WHAT IS BEING ASKED: Copy, exactly as written, the lines that begin at the one containing "Recreate this image" and end at the one containing "return (B - y) / (B - T)". Skip any pictures in the data below.

•••••

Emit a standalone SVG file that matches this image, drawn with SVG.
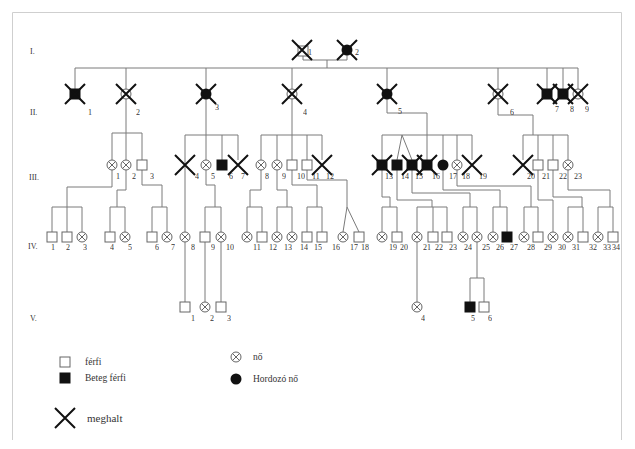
<svg xmlns="http://www.w3.org/2000/svg" width="635" height="449" viewBox="0 0 635 449">
<style>
.c{fill:none;stroke:#7a7a7a;stroke-width:1}
.t{font-family:"Liberation Serif",serif;font-size:8px;fill:#333;opacity:0.99}
.g{font-family:"Liberation Serif",serif;font-size:8px;fill:#333;opacity:0.99}
.lg{font-family:"Liberation Serif",serif;font-size:9.5px;fill:#333;opacity:0.99}
.mh{font-family:"Liberation Serif",serif;font-size:11px;fill:#333;opacity:0.99}
</style>
<defs>
<g id="m"><rect x="-5" y="-5" width="10" height="10" fill="#fff" stroke="#666"/></g>
<g id="ma"><rect x="-5.5" y="-5.5" width="11" height="11" fill="#111"/></g>
<g id="f"><circle r="5" fill="#fff" stroke="#666"/><path d="M-3.5 -3.5L3.5 3.5M3.5 -3.5L-3.5 3.5" stroke="#666"/></g>
<g id="fc"><circle r="5.5" fill="#111"/></g>
<g id="d"><path d="M-10 -10L10 10M10 -10L-10 10" stroke="#111" stroke-width="2" fill="none"/></g>
</defs>
<rect width="635" height="449" fill="#fff"/>
<path d="M12.5 440V12.5H621.5V440" fill="none" stroke="#cfcfcf"/>

<g id="gen-labels" class="g">
<text x="30" y="54">I.</text>
<text x="30" y="115">II.</text>
<text x="29" y="180">III.</text>
<text x="28" y="249">IV.</text>
<text x="30" y="321">V.</text>
</g>

<g id="connectors" class="c">
<path d="M303 55V60H347V55M327 60V68M75 68H578M75 68V89M126 68V160M206 68V160M292 68V160M387 68V113H427V160M498 68V115H533V135M547 68V89M563 68V89M578 68V89"/>
<path d="M112 133H142M112 133V160M142 133V160"/>
<path d="M185 135H238M185 135V232M222 135V160M238 135V160"/>
<path d="M261 135H322M261 135V160M277 135V160M307 135V160M322 135V160"/>
<path d="M382 135H472M382 135V160M397 160L402 135L412 160M443 135V160M457 135V160M472 135V160"/>
<path d="M523 135H568M523 135V160M538 135V160M553 135V160M568 135V160"/>
<path d="M112 170V187H67V207M52 207H82M52 207V232M67 207V232M82 207V232"/>
<path d="M126 170V190H117V207M110 207H125M110 207V232M125 207V232"/>
<path d="M142 170V185H162V207M152 207H167M152 207V232M167 207V232"/>
<path d="M206 170V185H215V207M205 207H221M205 207V232M221 207V232"/>
<path d="M261 170V190H250V207M247 207H262M247 207V232M262 207V232"/>
<path d="M277 170V190H287V207M277 207H292M277 207V232M292 207V232"/>
<path d="M292 170V185H317V207M307 207H322M307 207V232M322 207V232"/>
<path d="M307 170V180H347V207M343 232L347 207L359 232"/>
<path d="M382 170V197H390V207M382 207H397M382 207V232M397 207V232"/>
<path d="M397 170V200H432V207M417 207H447M417 207V232M433 207V232M447 207V232"/>
<path d="M412 170V193H470V207M463 207H477M463 207V232M477 207V232"/>
<path d="M443 170V190H500V207M493 207H507M493 207V232M507 207V232"/>
<path d="M457 170V186H531V207M524 207H538M524 207V232M538 207V232"/>
<path d="M538 170V200H553V232"/>
<path d="M553 170V197H582V207M568 207H583M568 207V232M583 207V232"/>
<path d="M568 170V190H610V207M598 207H613M598 207V232M613 207V232"/>
<path d="M185 242V302M205 242V302M221 242V302M417 242V302"/>
<path d="M477 242V278M470 278H484M470 278V302M484 278V302"/>
</g>

<g id="I-1"><use href="#m" x="303" y="51"/><use href="#d" x="302" y="50"/><text class="t" x="308" y="55">1</text></g>
<g id="I-2"><use href="#fc" x="347" y="50"/><use href="#d" x="347" y="50"/><text class="t" x="355" y="55">2</text></g>

<g id="II-1"><use href="#ma" x="75" y="94"/><use href="#d" x="75" y="94"/><text class="t" x="88" y="115">1</text></g>
<g id="II-2"><use href="#f" x="126" y="94"/><use href="#d" x="126" y="94"/><text class="t" x="136" y="115">2</text></g>
<g id="II-3"><use href="#fc" x="206" y="94"/><use href="#d" x="206" y="94"/><text class="t" x="215" y="110">3</text></g>
<g id="II-4"><use href="#f" x="292" y="94"/><use href="#d" x="292" y="94"/><text class="t" x="303" y="115">4</text></g>
<g id="II-5"><use href="#fc" x="387" y="94"/><use href="#d" x="387" y="94"/><text class="t" x="398" y="114">5</text></g>
<g id="II-6"><use href="#f" x="498" y="94"/><use href="#d" x="498" y="94"/><text class="t" x="510" y="115">6</text></g>
<g id="II-7"><use href="#ma" x="547" y="94"/><use href="#d" x="547" y="94"/><text class="t" x="555" y="112">7</text></g>
<g id="II-8"><use href="#ma" x="563" y="94"/><use href="#d" x="563" y="94"/><text class="t" x="570" y="112">8</text></g>
<g id="II-9"><use href="#f" x="578" y="94"/><use href="#d" x="578" y="94"/><text class="t" x="585" y="112">9</text></g>

<g id="III-1"><use href="#f" x="112" y="165"/><text class="t" x="116" y="179">1</text></g>
<g id="III-2"><use href="#f" x="126" y="165"/><text class="t" x="132" y="179">2</text></g>
<g id="III-3"><use href="#m" x="142" y="165"/><text class="t" x="150" y="179">3</text></g>
<g id="III-4"><use href="#d" x="185" y="165"/><text class="t" x="195" y="179">4</text></g>
<g id="III-5"><use href="#f" x="206" y="165"/><text class="t" x="211" y="179">5</text></g>
<g id="III-6"><use href="#ma" x="222" y="165"/><text class="t" x="229" y="179">6</text></g>
<g id="III-7"><use href="#d" x="238" y="165"/><text class="t" x="241" y="179">7</text></g>
<g id="III-8"><use href="#f" x="261" y="165"/><text class="t" x="265" y="179">8</text></g>
<g id="III-9"><use href="#f" x="277" y="165"/><text class="t" x="282" y="179">9</text></g>
<g id="III-10"><use href="#m" x="292" y="165"/><text class="t" x="297" y="179">10</text></g>
<g id="III-11"><use href="#m" x="307" y="165"/><text class="t" x="312" y="179">11</text></g>
<g id="III-12"><use href="#d" x="322" y="165"/><text class="t" x="326" y="179">12</text></g>
<g id="III-13"><use href="#ma" x="382" y="165"/><use href="#d" x="382" y="165"/><text class="t" x="385" y="179">13</text></g>
<g id="III-14"><use href="#ma" x="397" y="165"/><text class="t" x="401" y="179">14</text></g>
<g id="III-15"><use href="#ma" x="412" y="165"/><use href="#d" x="412" y="165"/><text class="t" x="415" y="179">15</text></g>
<g id="III-16"><use href="#ma" x="427" y="165"/><use href="#d" x="427" y="165"/><text class="t" x="432" y="179">16</text></g>
<g id="III-17"><use href="#fc" x="443" y="165"/><text class="t" x="449" y="179">17</text></g>
<g id="III-18"><use href="#f" x="457" y="165"/><text class="t" x="462" y="179">18</text></g>
<g id="III-19"><use href="#d" x="472" y="165"/><text class="t" x="479" y="179">19</text></g>
<g id="III-20"><use href="#d" x="523" y="165"/><text class="t" x="527" y="179">20</text></g>
<g id="III-21"><use href="#m" x="538" y="165"/><text class="t" x="542" y="179">21</text></g>
<g id="III-22"><use href="#m" x="553" y="165"/><text class="t" x="559" y="179">22</text></g>
<g id="III-23"><use href="#f" x="568" y="165"/><text class="t" x="574" y="179">23</text></g>

<g id="IV-1"><use href="#m" x="52" y="237"/><text class="t" x="51" y="250">1</text></g>
<g id="IV-2"><use href="#m" x="67" y="237"/><text class="t" x="66" y="250">2</text></g>
<g id="IV-3"><use href="#f" x="82" y="237"/><text class="t" x="83" y="250">3</text></g>
<g id="IV-4"><use href="#m" x="110" y="237"/><text class="t" x="110" y="250">4</text></g>
<g id="IV-5"><use href="#f" x="125" y="237"/><text class="t" x="128" y="250">5</text></g>
<g id="IV-6"><use href="#m" x="152" y="237"/><text class="t" x="155" y="250">6</text></g>
<g id="IV-7"><use href="#f" x="167" y="237"/><text class="t" x="171" y="250">7</text></g>
<g id="IV-8"><use href="#f" x="185" y="237"/><text class="t" x="191" y="250">8</text></g>
<g id="IV-9"><use href="#m" x="205" y="237"/><text class="t" x="211" y="250">9</text></g>
<g id="IV-10"><use href="#f" x="221" y="237"/><text class="t" x="226" y="250">10</text></g>
<g id="IV-11"><use href="#f" x="247" y="237"/><text class="t" x="253" y="250">11</text></g>
<g id="IV-12"><use href="#m" x="262" y="237"/><text class="t" x="269" y="250">12</text></g>
<g id="IV-13"><use href="#f" x="277" y="237"/><text class="t" x="284" y="250">13</text></g>
<g id="IV-14"><use href="#f" x="292" y="237"/><text class="t" x="300" y="250">14</text></g>
<g id="IV-15"><use href="#m" x="307" y="237"/><text class="t" x="314" y="250">15</text></g>
<g id="IV-16"><use href="#m" x="322" y="237"/><text class="t" x="332" y="250">16</text></g>
<g id="IV-17"><use href="#f" x="343" y="237"/><text class="t" x="350" y="250">17</text></g>
<g id="IV-18"><use href="#m" x="359" y="237"/><text class="t" x="361" y="250">18</text></g>
<g id="IV-19"><use href="#f" x="382" y="237"/><text class="t" x="389" y="250">19</text></g>
<g id="IV-20"><use href="#m" x="397" y="237"/><text class="t" x="400" y="250">20</text></g>
<g id="IV-21"><use href="#f" x="417" y="237"/><text class="t" x="423" y="250">21</text></g>
<g id="IV-22"><use href="#m" x="433" y="237"/><text class="t" x="435" y="250">22</text></g>
<g id="IV-23"><use href="#m" x="447" y="237"/><text class="t" x="449" y="250">23</text></g>
<g id="IV-24"><use href="#f" x="463" y="237"/><text class="t" x="464" y="250">24</text></g>
<g id="IV-25"><use href="#f" x="477" y="237"/><text class="t" x="482" y="250">25</text></g>
<g id="IV-26"><use href="#f" x="493" y="237"/><text class="t" x="496" y="250">26</text></g>
<g id="IV-27"><use href="#ma" x="507" y="237"/><text class="t" x="510" y="250">27</text></g>
<g id="IV-28"><use href="#f" x="524" y="237"/><text class="t" x="527" y="250">28</text></g>
<g id="IV-29"><use href="#m" x="538" y="237"/><text class="t" x="544" y="250">29</text></g>
<g id="IV-30"><use href="#f" x="553" y="237"/><text class="t" x="558" y="250">30</text></g>
<g id="IV-31"><use href="#f" x="568" y="237"/><text class="t" x="572" y="250">31</text></g>
<g id="IV-32"><use href="#m" x="583" y="237"/><text class="t" x="589" y="250">32</text></g>
<g id="IV-33"><use href="#f" x="598" y="237"/><text class="t" x="603" y="250">33</text></g>
<g id="IV-34"><use href="#m" x="613" y="237"/><text class="t" x="612" y="250">34</text></g>

<g id="V-1"><use href="#m" x="185" y="307"/><text class="t" x="191" y="321">1</text></g>
<g id="V-2"><use href="#f" x="205" y="307"/><text class="t" x="210" y="321">2</text></g>
<g id="V-3"><use href="#m" x="221" y="307"/><text class="t" x="227" y="321">3</text></g>
<g id="V-4"><use href="#f" x="417" y="307"/><text class="t" x="421" y="321">4</text></g>
<g id="V-5"><use href="#ma" x="470" y="307"/><text class="t" x="471" y="321">5</text></g>
<g id="V-6"><use href="#m" x="484" y="307"/><text class="t" x="488" y="321">6</text></g>

<g id="legend">
<use href="#m" x="65" y="362"/><text class="lg" x="85" y="365">férfi</text>
<use href="#ma" x="65" y="378"/><text class="lg" x="85" y="381">Beteg férfi</text>
<use href="#f" x="236" y="357"/><text class="lg" x="253" y="360">nő</text>
<use href="#fc" x="236" y="379"/><text class="lg" x="253" y="382">Hordozó nő</text>
<use href="#d" x="65" y="418"/><text class="mh" x="87" y="422">meghalt</text>
</g>
</svg>
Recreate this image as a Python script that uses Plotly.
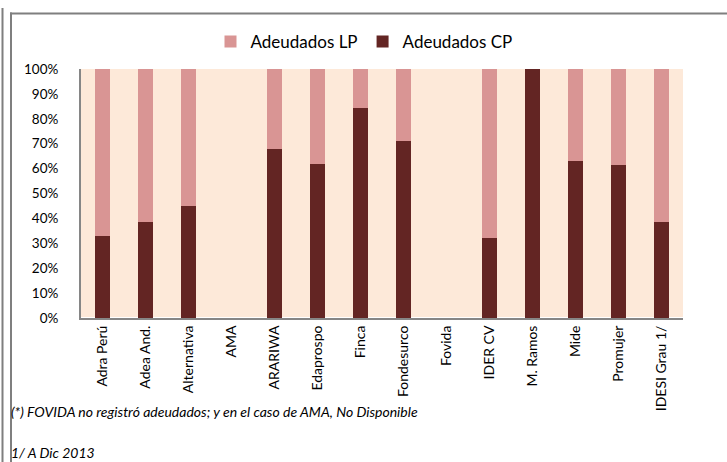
import plotly.graph_objects as go

categories = ["Adra Perú", "Adea And.", "Alternativa", "AMA", "ARARIWA", "Edaprospo",
              "Finca", "Fondesurco", "Fovida", "IDER CV", "M. Ramos", "Mide",
              "Promujer", "IDESI Grau 1/"]
adeudados_cp = [0.33, 0.385, 0.45, 0, 0.68, 0.62, 0.845, 0.71, 0, 0.32, 1.0, 0.63, 0.615, 0.385]
adeudados_lp = [0.67, 0.615, 0.55, 0, 0.32, 0.38, 0.155, 0.29, 0, 0.68, 0.0, 0.37, 0.385, 0.615]
y_ticks = [0, 0.1, 0.2, 0.3, 0.4, 0.5, 0.6, 0.7, 0.8, 0.9, 1.0]

W, H = 727, 462
L, R, T, B = 81, 683, 69, 318
def px(x):
    return (x - L) / (R - L)
def py(y):
    return (B - y) / (B - T)

FONT = "Lato"
fig = go.Figure()
fig.add_trace(go.Bar(x=categories, y=adeudados_cp, name="Adeudados CP",
                     marker=dict(color="#632523", line=dict(width=0)), legendrank=2))
fig.add_trace(go.Bar(x=categories, y=adeudados_lp, name="Adeudados LP",
                     marker=dict(color="#D99594", line=dict(width=0)), legendrank=1))

frame_color = "#7f7f7f"
shapes = [
    dict(type="line", xref="paper", yref="paper", x0=px(10), x1=px(740), y0=py(13.5), y1=py(13.5),
         line=dict(color=frame_color, width=2), layer="above"),
    dict(type="line", xref="paper", yref="paper", x0=px(11), x1=px(11), y0=py(12.5), y1=py(470),
         line=dict(color=frame_color, width=2), layer="above"),
    dict(type="line", xref="paper", yref="paper", x0=px(2.5), x1=px(2.5), y0=py(8), y1=py(470),
         line=dict(color=frame_color, width=2), layer="above"),
]

fig.update_layout(
    width=W, height=H,
    barmode="stack", bargap=0.67,
    margin=dict(l=L, r=W - R, t=T, b=H - B, pad=0, autoexpand=False),
    paper_bgcolor="white", plot_bgcolor="#FDE9D9",
    font=dict(family=FONT, size=13, color="#000000"),
    showlegend=True,
    legend=dict(orientation="h", xref="container", yref="container",
                x=364 / W, xanchor="center", y=1 - 42 / H, yanchor="middle",
                font=dict(family=FONT, size=17), itemwidth=30, traceorder="normal",
                bgcolor="rgba(0,0,0,0)"),
    xaxis=dict(tickangle=-90, showline=True, linecolor="#868686", linewidth=2,
               ticks="", tickfont=dict(family=FONT, size=14), showgrid=False, automargin=False),
    yaxis=dict(range=[0, 1], tickvals=y_ticks, tickformat=".0%", showline=True,
               linecolor="#868686", linewidth=2, showgrid=False, ticks="",
               tickfont=dict(family=FONT, size=13.5), ticklabelstandoff=18, automargin=False),
    shapes=shapes,
    annotations=[
        dict(text="<i>(*) FOVIDA no registró adeudados; y en el caso de AMA, No Disponible</i>",
             xref="paper", yref="paper", x=px(9), y=py(411), xanchor="left", yanchor="middle",
             showarrow=False, font=dict(family=FONT, size=14)),
        dict(text="<i>1/ A Dic 2013</i>",
             xref="paper", yref="paper", x=px(9), y=py(452), xanchor="left", yanchor="middle",
             showarrow=False, font=dict(family=FONT, size=14)),
    ],
)
fig.write_html("out.html", config={"displayModeBar": False},
               post_script="document.body.style.margin='0';document.body.style.overflow='hidden';")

•••••

WORKED ANSWER:
Recreate this image as a Python script that uses Plotly.
import plotly.graph_objects as go

categories = ["Adra Perú", "Adea And.", "Alternativa", "AMA", "ARARIWA", "Edaprospo",
              "Finca", "Fondesurco", "Fovida", "IDER CV", "M. Ramos", "Mide",
              "Promujer", "IDESI Grau 1/"]
adeudados_cp = [0.33, 0.385, 0.45, 0, 0.68, 0.62, 0.845, 0.71, 0, 0.32, 1.0, 0.63, 0.615, 0.385]
adeudados_lp = [0.67, 0.615, 0.55, 0, 0.32, 0.38, 0.155, 0.29, 0, 0.68, 0.0, 0.37, 0.385, 0.615]
y_ticks = [0, 0.1, 0.2, 0.3, 0.4, 0.5, 0.6, 0.7, 0.8, 0.9, 1.0]

W, H = 727, 462
L, R, T, B = 81, 683, 69, 318
def px(x):
    return (x - L) / (R - L)
def py(y):
    return (B - y) / (B - T)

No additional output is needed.